The Skills problem is the one nobody talks about. Claude Code has a Skills Hub where you can define reusable slash commands and workflows. These don't exist in Cursor at all. So I build up a useful /review-pr skill in Claude Code and then forget it exists when I'm working in Cursor. The institutional knowledge lives in one tool and doesn't cross over.
What I Tried First
I tried symlinking the config files. Doesn't work — the formats are different enough that a config valid for Claude Code breaks Cursor's parser.
I tried a shell script that generates all the configs from a single source of truth YAML file. This worked okay for about two weeks until the formats diverged again and I had to debug why my script was generating invalid JSON for one of the tools.
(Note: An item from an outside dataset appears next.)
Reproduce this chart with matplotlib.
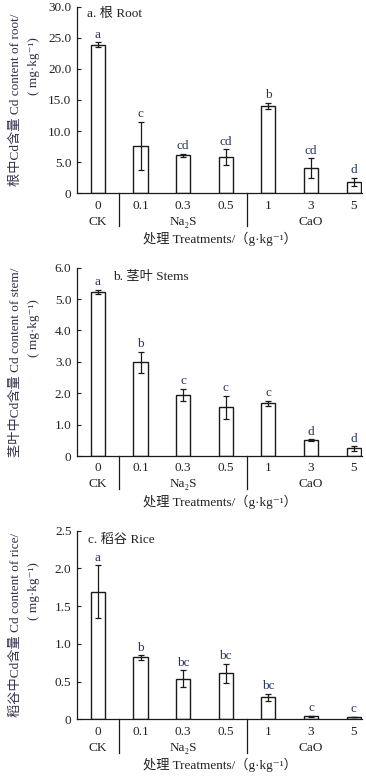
import matplotlib
matplotlib.use('Agg')
import matplotlib.pyplot as plt
import matplotlib.transforms as mtransforms

plt.rcParams['font.family'] = ['Liberation Serif', 'Noto Sans CJK SC', 'DejaVu Serif']
plt.rcParams['font.size'] = 9

# treatment doses and groups
doses = ['0', '0.1', '0.3', '0.5', '1', '3', '5']
groups = ['CK', 'Na₂S', 'CaO']
group_pos = [0, 2, 5]
separators = [0.5, 3.5]

# a. root
root_mean = [23.9, 7.6, 6.1, 5.8, 14.0, 4.0, 1.8]
root_err = [0.4, 3.9, 0.3, 1.3, 0.5, 1.6, 0.7]
root_sig = ['a', 'c', 'cd', 'cd', 'b', 'cd', 'd']

# b. stems
stem_mean = [5.23, 2.98, 1.95, 1.55, 1.68, 0.50, 0.24]
stem_err = [0.07, 0.33, 0.20, 0.37, 0.08, 0.03, 0.07]
stem_sig = ['a', 'b', 'c', 'c', 'c', 'd', 'd']

# c. rice
rice_mean = [1.69, 0.82, 0.54, 0.61, 0.29, 0.04, 0.03]
rice_err = [0.35, 0.03, 0.11, 0.13, 0.05, 0.01, 0.005]
rice_sig = ['a', 'b', 'bc', 'bc', 'bc', 'c', 'c']

letter_color = '#2a3662'
text_color = '#222222'
ylab_color = '#303048'

panels = [
    dict(mean=root_mean, err=root_err, sig=root_sig, ymax=30.0, step=5.0,
         title='a. 根 Root', tx=0.035, ty=0.96,
         ylabel='根中Cd含量 Cd content of root/',
         rect=[0.2104, 0.7512, 0.779, 0.2402]),
    dict(mean=stem_mean, err=stem_err, sig=stem_sig, ymax=6.0, step=1.0,
         title='b. 茎叶 Stems', tx=0.126, ty=0.952,
         ylabel='茎叶中Cd含量 Cd content of stem/',
         rect=[0.2104, 0.4131, 0.779, 0.2424]),
    dict(mean=rice_mean, err=rice_err, sig=rice_sig, ymax=2.5, step=0.5,
         title='c. 稻谷 Rice', tx=0.04, ty=0.95,
         ylabel='稻谷中Cd含量 Cd content of rice/',
         rect=[0.2104, 0.0742, 0.779, 0.2428]),
]
unit_label = '( mg·kg⁻¹)'

fig = plt.figure(figsize=(3.66, 7.77), dpi=100)

for p in panels:
    ax = fig.add_axes(p['rect'])
    x = list(range(len(doses)))
    ax.bar(x, p['mean'], width=0.33, color='white', edgecolor='#1a1a1a',
           linewidth=1.0, zorder=2)
    ax.errorbar(x, p['mean'], yerr=p['err'], fmt='none', ecolor='#1a1a1a',
                elinewidth=0.9, capsize=2.0, capthick=0.9, zorder=3)
    for i in x:
        ax.annotate(p['sig'][i], xy=(i, p['mean'][i] + p['err'][i]),
                    xytext=(0, 5.5), textcoords='offset points',
                    ha='center', va='center', color=letter_color, fontsize=9.5)

    ax.set_xlim(-0.49, 6.2)
    ax.set_ylim(0, p['ymax'])
    n = int(round(p['ymax'] / p['step']))
    yt = [k * p['step'] for k in range(n + 1)]
    ax.set_yticks(yt)
    ax.set_yticklabels(['0'] + ['{:.1f}'.format(v) for v in yt[1:]])
    ax.tick_params(axis='y', direction='in', length=3, width=0.8, pad=4,
                   labelsize=9.5, colors=text_color)
    ax.set_xticks(x)
    ax.set_xticklabels(doses)
    ax.tick_params(axis='x', length=0, pad=4.5, labelsize=9.5,
                   colors=text_color)

    for s in ['top', 'right']:
        ax.spines[s].set_visible(False)
    for s in ['left', 'bottom']:
        ax.spines[s].set_linewidth(0.9)
        ax.spines[s].set_color('#1a1a1a')

    # group labels and separators below the axis
    blend = mtransforms.blended_transform_factory(ax.transData, ax.transAxes)
    for g, gx in zip(groups, group_pos):
        ax.annotate(g, xy=(gx, 0), xycoords=blend, xytext=(0, -20.4),
                    textcoords='offset points', ha='center', va='center',
                    fontsize=9.5, color=text_color, annotation_clip=False)
    for sx in separators:
        ax.plot([sx, sx], [0, -0.177], transform=blend, color='#1a1a1a',
                linewidth=0.9, clip_on=False)
    ax.annotate('处理 Treatments/（g·kg⁻¹）', xy=(0.5, 0), xycoords='axes fraction',
                xytext=(0, -33), textcoords='offset points', ha='center',
                va='center', fontsize=9.5, color=text_color,
                annotation_clip=False)

    ax.text(p['tx'], p['ty'], p['title'], transform=ax.transAxes,
            ha='left', va='center', fontsize=9.5, color=text_color)

    # two-line y label, placed by figure x and axes y
    ylab_tr = mtransforms.blended_transform_factory(fig.transFigure, ax.transAxes)
    ax.text(0.043, 0.5, p['ylabel'], transform=ylab_tr, rotation=90,
            ha='center', va='center', fontsize=9.5, color=ylab_color)
    ax.text(0.092, 0.68, unit_label, transform=ylab_tr, rotation=90,
            ha='center', va='center', fontsize=9.5, color=ylab_color)

fig.savefig('out.png', dpi=100)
I tried just... accepting it and manually keeping them in sync. This is what most people do. It's not sustainable.
The Unified Gateway Approach
What I actually wanted was something that sits between my AI tools and my MCP servers — a single place to register, manage, and expose servers that any tool can connect to.
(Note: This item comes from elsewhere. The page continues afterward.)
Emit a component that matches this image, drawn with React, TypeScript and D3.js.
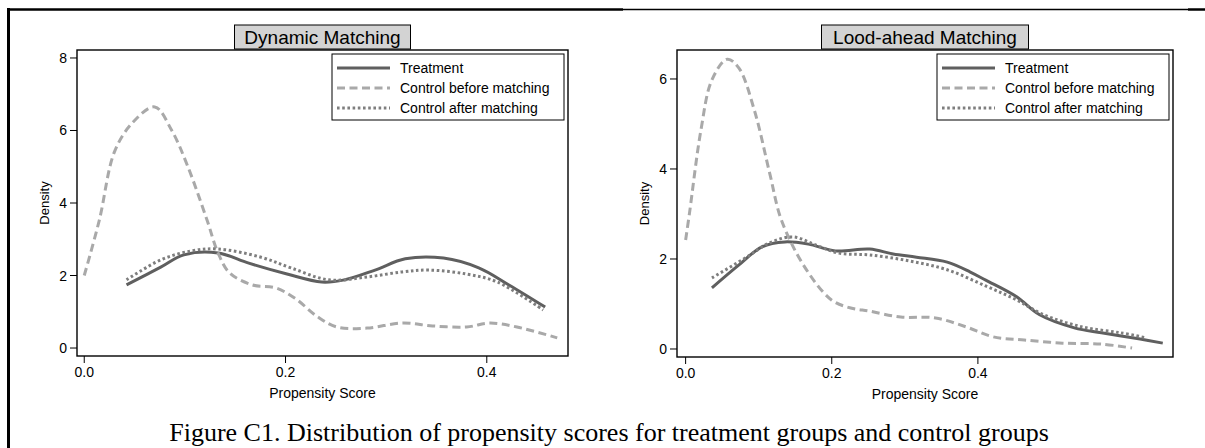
import React from "react";
import * as d3 from "d3";

// Dynamic Matching panel
const dynTreatX = [0.042, 0.076, 0.099, 0.133, 0.1635, 0.2015, 0.236, 0.2585, 0.289, 0.319, 0.357, 0.392, 0.422, 0.458];
const dynTreatY = [1.74, 2.23, 2.57, 2.62, 2.34, 2.04, 1.82, 1.88, 2.15, 2.46, 2.48, 2.21, 1.74, 1.13];
const dynBeforeX = [0, 0.015, 0.03, 0.0475, 0.07, 0.087, 0.103, 0.122, 0.133, 0.1445, 0.167, 0.19, 0.209, 0.232, 0.251, 0.281, 0.316, 0.346, 0.38, 0.403, 0.43, 0.47];
const dynBeforeY = [2.0, 3.53, 5.41, 6.2, 6.65, 6.0, 5.0, 3.53, 2.62, 2.07, 1.74, 1.66, 1.38, 0.86, 0.58, 0.55, 0.69, 0.61, 0.58, 0.69, 0.58, 0.28];
const dynAfterX = [0.042, 0.076, 0.1065, 0.133, 0.175, 0.2055, 0.243, 0.281, 0.316, 0.342, 0.38, 0.4105, 0.456];
const dynAfterY = [1.88, 2.43, 2.68, 2.73, 2.51, 2.21, 1.88, 1.96, 2.1, 2.15, 2.04, 1.82, 1.05];

// Lood-ahead Matching panel
const lookTreatX = [0.036, 0.073, 0.1045, 0.136, 0.168, 0.205, 0.252, 0.284, 0.316, 0.358, 0.3896, 0.4107, 0.453, 0.4845, 0.532, 0.569, 0.622, 0.653];
const lookTreatY = [1.36, 1.87, 2.27, 2.38, 2.33, 2.18, 2.22, 2.11, 2.04, 1.93, 1.71, 1.53, 1.16, 0.76, 0.47, 0.36, 0.22, 0.13];
const lookBeforeX = [0, 0.0053, 0.021, 0.036, 0.057, 0.073, 0.094, 0.115, 0.131, 0.163, 0.1996, 0.226, 0.252, 0.2945, 0.342, 0.384, 0.421, 0.4635, 0.516, 0.569, 0.611];
const lookBeforeY = [2.42, 3.02, 4.87, 5.98, 6.44, 6.24, 5.31, 3.91, 2.87, 1.82, 1.09, 0.91, 0.84, 0.71, 0.69, 0.49, 0.27, 0.2, 0.13, 0.11, 0.02];
const lookAfterX = [0.036, 0.0835, 0.115, 0.147, 0.178, 0.21, 0.252, 0.305, 0.358, 0.4107, 0.453, 0.49, 0.543, 0.595, 0.63];
const lookAfterY = [1.58, 2.04, 2.36, 2.49, 2.31, 2.13, 2.09, 1.96, 1.76, 1.4, 1.09, 0.76, 0.49, 0.36, 0.25];

const xTicks = [0, 0.2, 0.4];
const dynYTicks = [0, 2, 4, 6, 8];
const lookYTicks = [0, 2, 4, 6];
const legendLabels = ["Treatment", "Control before matching", "Control after matching"];

const SANS = "'Liberation Sans', Arial, Helvetica, sans-serif";
const STYLES = [
  { stroke: "#5f5f5f", dash: "none" },
  { stroke: "#a9a9a9", dash: "8,4.5" },
  { stroke: "#7e7e7e", dash: "2.6,2.6" },
];

const zip = (xs: number[], ys: number[]) => xs.map((x, i) => [x, ys[i]] as [number, number]);

type PanelProps = {
  title: string;
  titleWidth: number;
  left: number;
  right: number;
  top: number;
  bottom: number;
  xDomain: [number, number];
  yDomain: [number, number];
  yTicks: number[];
  series: [number, number][][];
};

const Panel = ({ title, titleWidth, left, right, top, bottom, xDomain, yDomain, yTicks, series }: PanelProps) => {
  const xScale = d3.scaleLinear().domain(xDomain).range([left, right]);
  const yScale = d3.scaleLinear().domain(yDomain).range([bottom, top]);
  const line = d3
    .line<[number, number]>()
    .x((d) => xScale(d[0]))
    .y((d) => yScale(d[1]))
    .curve(d3.curveCatmullRom.alpha(0.5));
  const cx = (left + right) / 2;
  const midY = (top + bottom) / 2;
  const legL = right - 236;

  return (
    <g fontFamily={SANS}>
      {/* curves */}
      {series.map((s, i) => (
        <path
          key={i}
          d={line(s) || ""}
          fill="none"
          stroke={STYLES[i].stroke}
          strokeWidth={3}
          strokeDasharray={STYLES[i].dash}
        />
      ))}
      {/* frame */}
      <rect x={left} y={top} width={right - left} height={bottom - top} fill="none" stroke="#000" strokeWidth={1.4} />
      {/* y axis */}
      {yTicks.map((t) => (
        <g key={t}>
          <line x1={left - 7} x2={left} y1={yScale(t)} y2={yScale(t)} stroke="#000" strokeWidth={1} />
          <text x={left - 10} y={yScale(t) + 5} textAnchor="end" fontSize={14}>
            {t}
          </text>
        </g>
      ))}
      {/* x axis */}
      {xTicks.map((t) => (
        <g key={t}>
          <line x1={xScale(t)} x2={xScale(t)} y1={bottom} y2={bottom + 7} stroke="#000" strokeWidth={1} />
          <text x={xScale(t)} y={bottom + 21} textAnchor="middle" fontSize={14}>
            {d3.format(".1f")(t)}
          </text>
        </g>
      ))}
      <text x={cx} y={bottom + 42} textAnchor="middle" fontSize={14}>
        Propensity Score
      </text>
      <text
        transform={`translate(${left - 33},${midY}) rotate(-90)`}
        textAnchor="middle"
        dominantBaseline="central"
        fontSize={13}
      >
        Density
      </text>
      {/* title */}
      <rect x={cx - titleWidth / 2} y={25} width={titleWidth} height={24} fill="#d3d3d3" stroke="#000" strokeWidth={1} />
      <text x={cx} y={44} textAnchor="middle" fontSize={19}>
        {title}
      </text>
      {/* legend */}
      <rect x={legL} y={top + 4} width={232} height={66} fill="#fff" stroke="#000" strokeWidth={1} />
      {legendLabels.map((lab, i) => {
        const ly = top + 18 + i * 20;
        return (
          <g key={lab}>
            <line
              x1={legL + 5}
              x2={legL + 58}
              y1={ly}
              y2={ly}
              stroke={STYLES[i].stroke}
              strokeWidth={3}
              strokeDasharray={STYLES[i].dash}
            />
            <text x={legL + 68} y={ly + 5} fontSize={14}>
              {lab}
            </text>
          </g>
        );
      })}
    </g>
  );
};

export default function App() {
  return (
    <svg
      width={1205}
      height={448}
      style={{ position: "absolute", left: 0, top: 0, display: "block", background: "#fff" }}
    >
      <rect x={0} y={0} width={1205} height={448} fill="#fff" />
      {/* outer frame */}
      <line x1={7} x2={623} y1={9.5} y2={9.5} stroke="#000" strokeWidth={2.5} />
      <line x1={623} x2={1188} y1={9.5} y2={9.5} stroke="#000" strokeWidth={1.3} />
      <line x1={1188} x2={1205} y1={9.5} y2={9.5} stroke="#000" strokeWidth={2.5} />
      <line x1={8.5} x2={8.5} y1={8} y2={448} stroke="#000" strokeWidth={3} />

      <Panel
        title="Dynamic Matching"
        titleWidth={176}
        left={77}
        right={568}
        top={50}
        bottom={356}
        xDomain={[-0.0072, 0.4807]}
        yDomain={[-0.22, 8.22]}
        yTicks={dynYTicks}
        series={[zip(dynTreatX, dynTreatY), zip(dynBeforeX, dynBeforeY), zip(dynAfterX, dynAfterY)]}
      />
      <Panel
        title="Lood-ahead Matching"
        titleWidth={207}
        left={677}
        right={1173}
        top={50}
        bottom={357}
        xDomain={[-0.0118, 0.667]}
        yDomain={[-0.178, 6.644]}
        yTicks={lookYTicks}
        series={[zip(lookTreatX, lookTreatY), zip(lookBeforeX, lookBeforeY), zip(lookAfterX, lookAfterY)]}
      />

      <text
        x={609}
        y={441}
        textAnchor="middle"
        fontFamily="'Liberation Serif', 'Times New Roman', serif"
        fontSize={26}
      >
        Figure C1. Distribution of propensity scores for treatment groups and control groups
      </text>
    </svg>
  );
}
This is what Mantra's MCP Unified Gateway does. Instead of each tool getting its own config, you register your MCP servers once in Mantra, and all your tools connect to it as a single endpoint. Claude Code points to it. Cursor points to it. Gemini CLI points to it. The gateway handles the rest.
The practical result: I add a new MCP server once. I update a server path once. I change an environment variable once. All three tools see the change immediately without touching their individual configs.
The Skills Hub piece is separate but related — it's where you define reusable workflows and commands that are stored in Mantra rather than in any one tool. When I build a /review-pr flow now, it's accessible from whatever tool I happen to be in.
The Security Angle I Wasn't Expecting to Care About
When I started consolidating everything into one place, I also had to think harder about what was in those configs. MCP server configurations often contain API keys, database connection strings, and service tokens. I had these scattered across three config files in plaintext.
Mantra has a local Rust engine that scans sessions for credentials — API keys, passwords, connection strings — and flags them for redaction. I hadn't thought about this as a feature I needed until I actually looked at what was sitting in my config files and session logs. The one-click redaction workflow is useful enough that I now run it as a matter of course before sharing any session output.
What the Workflow Looks Like Now
Day-to-day, the mental model is simpler:
- Add or update an MCP server in Mantra once
- All tools pick it up automatically
- Skills are defined once, usable anywhere
- Session recordings are git-anchored so I can go back to any point in a working session if something goes sideways
That last part — session replay anchored to git states — is what makes it feel like a real safety net. I can work aggressively, try things, jump between tools, and know that if a session goes wrong I can rewind to the exact commit and context where everything was working.
Who This Is For
If you're only using one AI coding tool consistently, the MCP config problem doesn't hit you as hard. The duplication is annoying but manageable.
But if you're running Claude Code and Cursor together — and a lot of developers are, because they genuinely have different strengths — the config drift becomes a real tax on your time. I was losing 20-30 minutes a week to sync issues, debugging, and hunting down stale config entries. That adds up.
Mantra supports Claude Code, Cursor, Gemini CLI, and Codex. If you're in the multi-tool camp and the config chaos resonates, it's worth checking out: https://mantra.gonewx.com?utm_source=devto&utm_medium=article&utm_campaign=devto-article-launch
The MCP ecosystem is still young enough that every tool has done their own thing with configuration. That's fine for now. But the more seriously you use these tools, the more the lack of coordination between them starts to cost you real time.